→ GIVEN INFORMATION
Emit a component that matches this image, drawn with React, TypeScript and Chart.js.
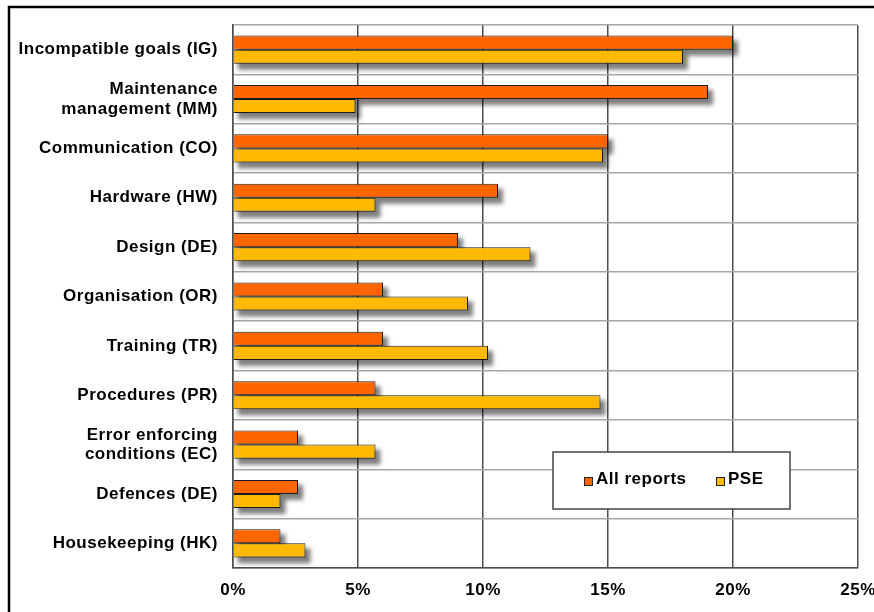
import React, { useEffect, useRef } from "react";
import { Chart, registerables } from "chart.js";

Chart.register(...registerables);

const categories: (string | string[])[] = [
  "Incompatible goals (IG)",
  ["Maintenance", "management (MM)"],
  "Communication (CO)",
  "Hardware (HW)",
  "Design (DE)",
  "Organisation (OR)",
  "Training (TR)",
  "Procedures (PR)",
  ["Error enforcing", "conditions (EC)"],
  "Defences (DE)",
  "Housekeeping (HK)",
];

const allReports = [20, 19, 15, 10.6, 9, 6, 6, 5.7, 2.6, 2.6, 1.9];
const pse = [18, 4.9, 14.8, 5.7, 11.9, 9.4, 10.2, 14.7, 5.7, 1.9, 2.9];

const seriesNames = ["All reports", "PSE"];
const seriesColors = ["#FF6600", "#FFB900"];
const xTicks = [0, 5, 10, 15, 20, 25];

const FONT = "'Liberation Sans', Arial, sans-serif";
const FS = 17;

const spacingPlugin = {
  id: "letterSpacing",
  beforeDraw(chart: any) {
    chart.ctx.letterSpacing = "0.5px";
  },
  beforeLayout(chart: any) {
    chart.ctx.letterSpacing = "0.5px";
  },
};

const shadowPlugin = {
  id: "barShadow",
  beforeDatasetsDraw(chart: any) {
    const ctx = chart.ctx;
    ctx.save();
    ctx.filter = "blur(2px)";
    ctx.fillStyle = "rgba(0,0,0,0.5)";
    chart.data.datasets.forEach((_: any, di: number) => {
      const meta = chart.getDatasetMeta(di);
      meta.data.forEach((el: any) => {
        const p = el.getProps(["x", "y", "base", "height"], true);
        const left = Math.min(p.base, p.x);
        const right = Math.max(p.base, p.x);
        ctx.fillRect(left + 4, p.y - p.height / 2 + 5, right - left + 1, p.height + 1);
      });
    });
    ctx.restore();
  },
};

const framePlugin = {
  id: "frameLegend",
  afterDraw(chart: any) {
    const ctx = chart.ctx;
    ctx.save();
    ctx.letterSpacing = "0.5px";
    // outer frame
    ctx.strokeStyle = "#000";
    ctx.lineWidth = 2.5;
    ctx.beginPath();
    ctx.moveTo(9, 612);
    ctx.lineTo(9, 7);
    ctx.lineTo(874, 7);
    ctx.stroke();
    // legend box
    const bx = 553, by = 452, bw = 237, bh = 57;
    ctx.fillStyle = "#fff";
    ctx.fillRect(bx, by, bw, bh);
    ctx.strokeStyle = "#444";
    ctx.lineWidth = 1.5;
    ctx.strokeRect(bx, by, bw, bh);
    const items = [
      { mx: 584, tx: 596 },
      { mx: 716, tx: 728 },
    ];
    ctx.font = `bold ${FS}px ${FONT}`;
    ctx.textBaseline = "middle";
    ctx.textAlign = "left";
    chart.data.datasets.forEach((ds: any, i: number) => {
      const it = items[i];
      ctx.fillStyle = ds.backgroundColor;
      ctx.fillRect(it.mx, 477, 9, 9);
      ctx.strokeStyle = "#222";
      ctx.lineWidth = 1;
      ctx.strokeRect(it.mx + 0.5, 477.5, 8, 8);
      ctx.fillStyle = "#000";
      ctx.fillText(ds.label, it.tx, 479);
    });
    ctx.restore();
  },
};

export default function App() {
  const ref = useRef<HTMLCanvasElement>(null);
  useEffect(() => {
    if (!ref.current) return;
    const chart = new Chart(ref.current, {
      type: "bar",
      data: {
        labels: categories,
        datasets: [
          {
            label: seriesNames[0],
            data: allReports,
            backgroundColor: seriesColors[0],
            borderColor: "#1a1a1a",
            borderWidth: 1,
            categoryPercentage: 0.57,
            barPercentage: 1,
          },
          {
            label: seriesNames[1],
            data: pse,
            backgroundColor: seriesColors[1],
            borderColor: "#1a1a1a",
            borderWidth: 1,
            categoryPercentage: 0.57,
            barPercentage: 1,
          },
        ],
      },
      options: {
        indexAxis: "y",
        animation: false,
        responsive: false,
        maintainAspectRatio: false,
        layout: { padding: { top: 25, right: 16, left: 0, bottom: 0 } },
        plugins: { legend: { display: false }, tooltip: { enabled: false } },
        scales: {
          x: {
            min: 0,
            max: 25,
            afterBuildTicks: (scale: any) => {
              scale.ticks = xTicks.map((v) => ({ value: v }));
            },
            afterFit: (scale: any) => {
              scale.height = 44;
              scale.paddingLeft = 0;
              scale.paddingRight = 0;
            },
            grid: { color: "#4d4d4d", lineWidth: 1.5, drawTicks: false },
            border: { color: "#4d4d4d", width: 1.5 },
            ticks: {
              padding: 12,
              color: "#000",
              font: { family: FONT, size: FS, weight: "bold" },
              callback: (v: any) => `${v}%`,
            },
          },
          y: {
            afterFit: (scale: any) => {
              scale.width = 233;
              scale.paddingTop = 0;
              scale.paddingBottom = 0;
            },
            grid: { color: "#a6a6a6", lineWidth: 1.5, drawTicks: false, offset: true },
            border: { color: "#4d4d4d", width: 1.5 },
            ticks: {
              padding: 15,
              color: "#000",
              font: { family: FONT, size: FS, weight: "bold", lineHeight: 1.15 },
            },
          },
        },
      },
      plugins: [spacingPlugin, shadowPlugin, framePlugin],
    } as any);
    return () => chart.destroy();
  }, []);
  return (
    <div style={{ position: "fixed", left: 0, top: 0, width: 874, height: 612, background: "#fff" }}>
      <canvas ref={ref} width={874} height={612} style={{ display: "block" }} />
    </div>
  );
}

→ PROBLEM DETAILS
Leave out the pictures and repeat exactly the lines from the start of the material through the line that contains "5.7, 1.9, 2.9];", both included.

→ ANSWER FOR THE TASK
Emit a component that matches this image, drawn with React, TypeScript and Chart.js.
import React, { useEffect, useRef } from "react";
import { Chart, registerables } from "chart.js";

Chart.register(...registerables);

const categories: (string | string[])[] = [
  "Incompatible goals (IG)",
  ["Maintenance", "management (MM)"],
  "Communication (CO)",
  "Hardware (HW)",
  "Design (DE)",
  "Organisation (OR)",
  "Training (TR)",
  "Procedures (PR)",
  ["Error enforcing", "conditions (EC)"],
  "Defences (DE)",
  "Housekeeping (HK)",
];

const allReports = [20, 19, 15, 10.6, 9, 6, 6, 5.7, 2.6, 2.6, 1.9];
const pse = [18, 4.9, 14.8, 5.7, 11.9, 9.4, 10.2, 14.7, 5.7, 1.9, 2.9];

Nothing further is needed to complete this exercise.